Wachsende Frauenpower ab den 1990ern
Große Veränderungen in die Pokerszene brachten in den 1990ern die Einführung des Personal Computers und des Internets in das Alltagsleben. Das Kartenspiel wurde innerhalb weniger Jahre in die digitale Welt eingeführt. Es entstand eine vielfältige Angebotspalette aus Webseiten, Blogs, Foren und Pokerräumen, die interessierten Menschen einfachen Zugang zu Pokerregeln und -strategien, Kreativität und Stil sowie zum allgemeinen Poker-Mindset gewährten. Infolgedessen stieg die Anzahl der Spieler. Auch Frauen zeigten ein deutlich wachsendes Interesse am Kartenspiel.
In den 2000ern brachen die Spielerinnen einen Rekord nach dem anderen. Jennifer Harman überholte Barbara Enrights Erfolg und gewann als erste Frau 2000 und 2002 zwei Bracelets in der WSOP. Ihr folgte Vanessa Selbst, die nacheinander 2008, 2012 und 2014 drei Bracelets in der Serie ergatterte. 2014 führte sie zudem für zwei Wochen als erste und bislang einzige Spielerin die Weltrangliste.

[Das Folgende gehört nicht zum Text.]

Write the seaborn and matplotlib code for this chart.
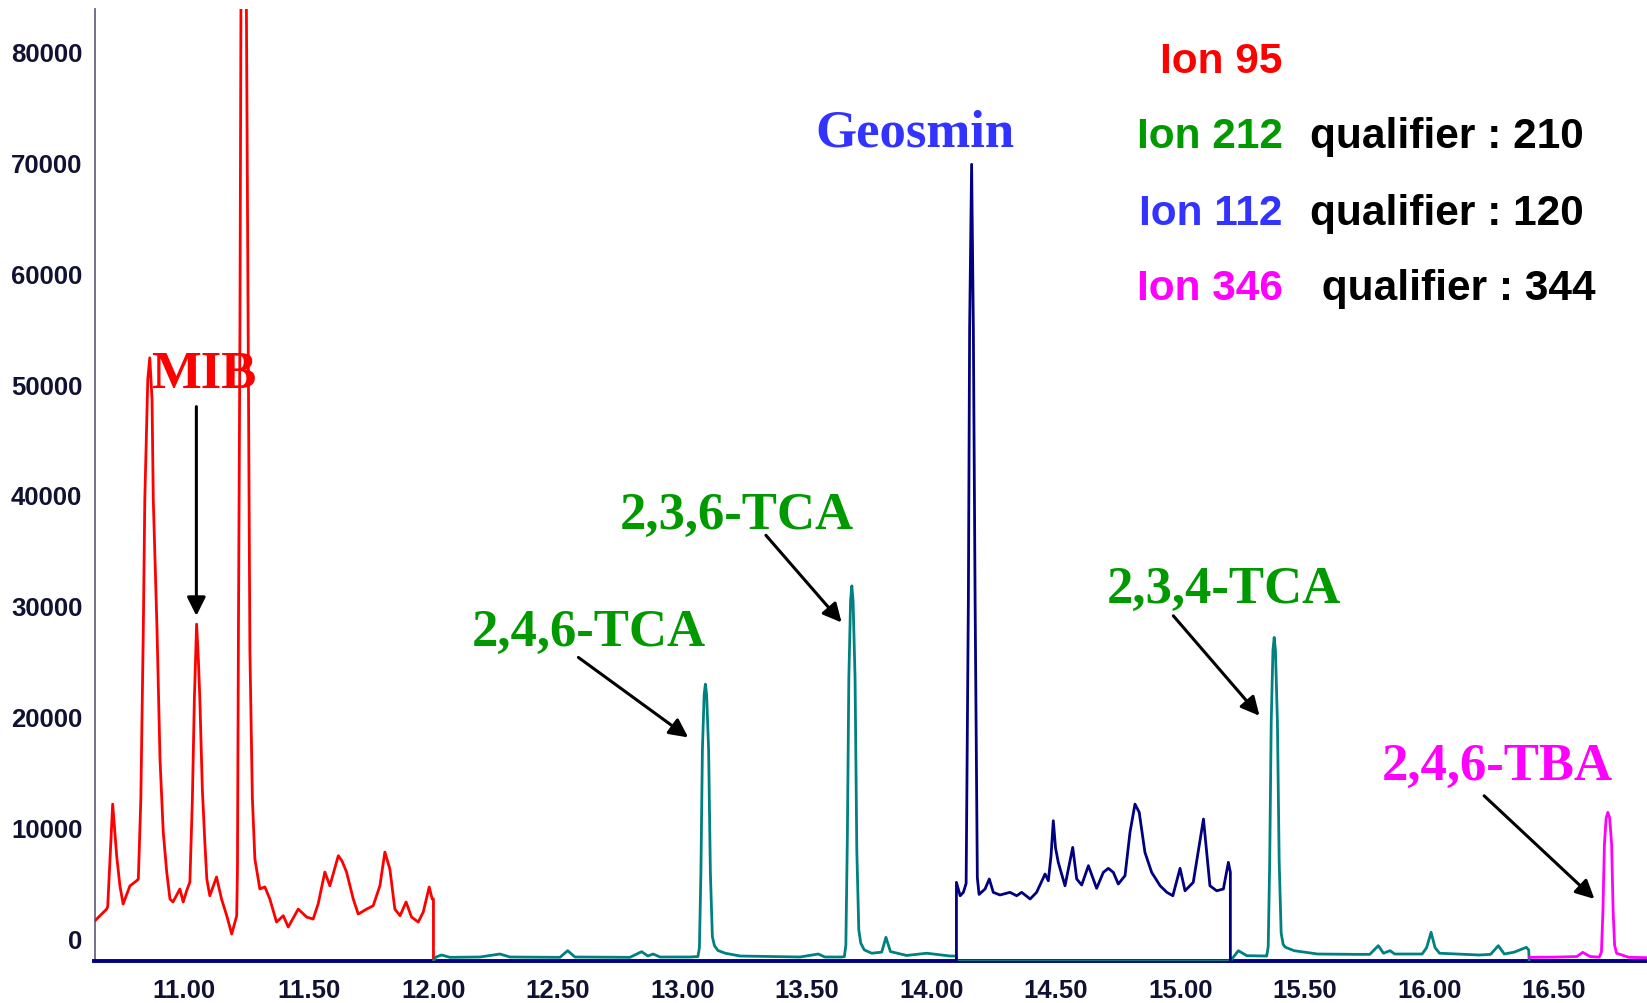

Neben Jennifer Harman ist Selbst außerdem bis heute die einzige Frau, die in der Liste der fünfzig besten Spieler der Pokergeschichte aufgeführt ist.
Jenseits der Braceletgewinne treten Frauen vermehrt als Botschafterinnen des Kartenspiels in der Öffentlichkeit auf. Zwei der aktivsten Namen der Gegenwart sind in der Hinsicht Jennifer Shahade und Laurie Tournier. Die Spielerinnen sind nicht nur bekannte Gesichter von internationalen Turnieren. Sie streamen außerdem Pokerinhalte, wirken bei Konferenzen, Vorlesungen und Trainingsevents mit oder veröffentlichen Bücher über den Pokersport. Viele ihrer Erzeugnisse sprechen direkt Frauen an, um deren Einstieg in die Profiwelt zu erleichtern. Damit wird deutlich, dass Frauen ab den 2000ern ihre Position im Pokersport gestärkt haben. Die Eigeninitiative und Bemühungen der Powerfrauen in der Geschichte haben dabei einen enormen Beitrag zum heutigen Standpunkt geleistet, in dem der Anblick von Spielerinnen in der professionellen Pokerwelt eine Selbstverständlichkeit ist.